The practice had left me feeling more drained and pessimistic about life. Moreover, I was missing out on the things that made college exciting in the first place. So I challenged myself to never be too tired for anything, and to accept nearly all the invitations that floated my way. This included giving rides to my friends who didn’t have cars and attending more school-sponsored events.
Less than a week later, I was zipping around from place to place like a chicken with its head cut off – it was exhilarating. Every day was new and exciting. I sang, poorly, in the French talent show and scored major points with my Conversational French professor.

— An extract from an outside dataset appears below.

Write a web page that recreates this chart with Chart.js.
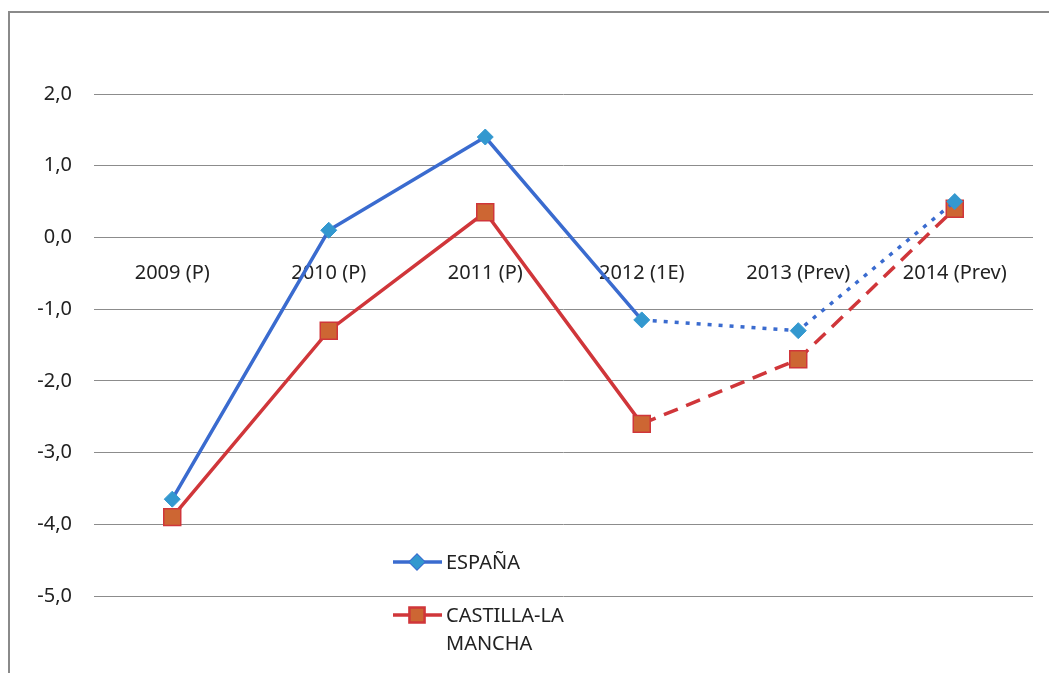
<!DOCTYPE html>
<html>
<head>
<meta charset="utf-8">
<script src="https://cdn.jsdelivr.net/npm/chart.js@4/dist/chart.umd.min.js"></script>
<style>
  html, body { margin: 0; padding: 0; background: #fff; }
  #wrap { position: relative; width: 1049px; height: 673px; }
  #frame { position: absolute; left: 8px; top: 11px; right: 0; bottom: 0;
           border-left: 2px solid #8a8a8a; border-top: 2px solid #8a8a8a; }
</style>
</head>
<body>
<div id="wrap">
  <div id="frame"></div>
  <canvas id="myChart"></canvas>
</div>
<script>
const categories = ["2009 (P)", "2010 (P)", "2011 (P)", "2012 (1E)", "2013 (Prev)", "2014 (Prev)"];
const espana = [-3.65, 0.1, 1.4, -1.15, -1.3, 0.5];
const castillaLaMancha = [-3.9, -1.3, 0.35, -2.6, -1.7, 0.4];
const yTicks = [2, 1, 0, -1, -2, -3, -4, -5];
const firstForecast = 3; // from 2012 on the line is drawn broken

const FONT = "'Noto Sans', 'Open Sans', sans-serif";
const TEXT = "#222222";

// legend drawn inside the plot area, like the original
const legendPlugin = {
    id: "floatLegend",
    afterDraw(chart) {
        const ctx = chart.ctx;
        const items = [
            { ds: chart.data.datasets[0], lines: ["ESPAÑA"], y: 562 },
            { ds: chart.data.datasets[1], lines: ["CASTILLA-LA", "MANCHA"], y: 615 }
        ];
        ctx.save();
        items.forEach(it => {
            const ds = it.ds;
            ctx.strokeStyle = ds.borderColor;
            ctx.lineWidth = ds.borderWidth;
            ctx.beginPath();
            ctx.moveTo(393, it.y);
            ctx.lineTo(442, it.y);
            ctx.stroke();
            Chart.helpers.drawPoint(ctx, {
                pointStyle: ds.pointStyle,
                radius: ds.pointStyle === "rect" ? 10 : 6.5,
                borderWidth: 1.5
            }, 417, it.y);
            ctx.fillStyle = ds.pointBackgroundColor;
            ctx.strokeStyle = ds.pointBorderColor;
            ctx.lineWidth = 1.5;
            ctx.fill();
            ctx.stroke();
            ctx.fillStyle = TEXT;
            ctx.font = "20px " + FONT;
            ctx.textBaseline = "middle";
            it.lines.forEach((t, i) => ctx.fillText(t, 446, it.y + 1 + i * 28));
        });
        ctx.restore();
    }
};

const ctx = document.getElementById("myChart").getContext("2d");
new Chart(ctx, {
    type: "line",
    data: {
        labels: categories,
        datasets: [{
            label: "ESPAÑA",
            data: espana,
            borderColor: "#3a6bcf",
            borderWidth: 3.5,
            pointStyle: "rectRot",
            pointRadius: 8,
            pointBackgroundColor: "#3398cf",
            pointBorderColor: "#3398cf",
            pointBorderWidth: 1,
            segment: {
                borderDash: c => c.p0DataIndex >= firstForecast ? [4, 7] : undefined
            }
        }, {
            label: "CASTILLA-LA MANCHA",
            data: castillaLaMancha,
            borderColor: "#d0363a",
            borderWidth: 3.5,
            pointStyle: "rect",
            pointRadius: 12,
            pointBackgroundColor: "#cd6633",
            pointBorderColor: "#d0363a",
            pointBorderWidth: 1.5,
            segment: {
                borderDash: c => c.p0DataIndex >= firstForecast ? [15, 9] : undefined
            }
        }]
    },
    options: {
        responsive: true,
        maintainAspectRatio: false,
        animation: false,
        layout: { padding: { top: 94, bottom: 77, left: 10, right: 16 } },
        plugins: { legend: { display: false }, tooltip: { enabled: false } },
        scales: {
            x: {
                position: { y: 0 },
                offset: true,
                grid: { display: false, drawTicks: false },
                border: { display: false },
                ticks: { color: TEXT, font: { family: FONT, size: 20 }, padding: 24, maxRotation: 0 }
            },
            y: {
                min: -5,
                max: 2,
                afterFit: s => { s.width = 84; },
                afterBuildTicks: s => { s.ticks = yTicks.map(v => ({ value: v })); },
                grid: { color: "#8c8c8c", lineWidth: 1, drawTicks: false },
                border: { display: false },
                ticks: {
                    color: TEXT,
                    font: { family: FONT, size: 20 },
                    padding: 22,
                    callback: v => v.toFixed(1).replace(".", ",")
                }
            }
        }
    },
    plugins: [legendPlugin]
});
</script>
</body>
</html>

I was a trixie in the city’s shadow cast performance of the Rocky Horror Picture Show and got to throw condoms out to the audience. I accepted a summer internship in Savannah for a political campaign and fell in love with the city immediately. By the time my senior semester ended, I had written for three separate organizations, corresponded with the talented poet Stephen Burt, performed and happily embarrassed myself in two big dance competitions, and cemented stronger connections with my professors and friends guaranteed to last a lifetime.
My advice to anyone catching senioritis, or anyone that finds themselves in a slump, is to challenge yourself to say yes more. Push yourself, even when you’re feeling tired, to go out and do something–anything. The momentum of energy will carry itself to all other aspects of your life and leave you feeling more motivated, more happy, and less afraid.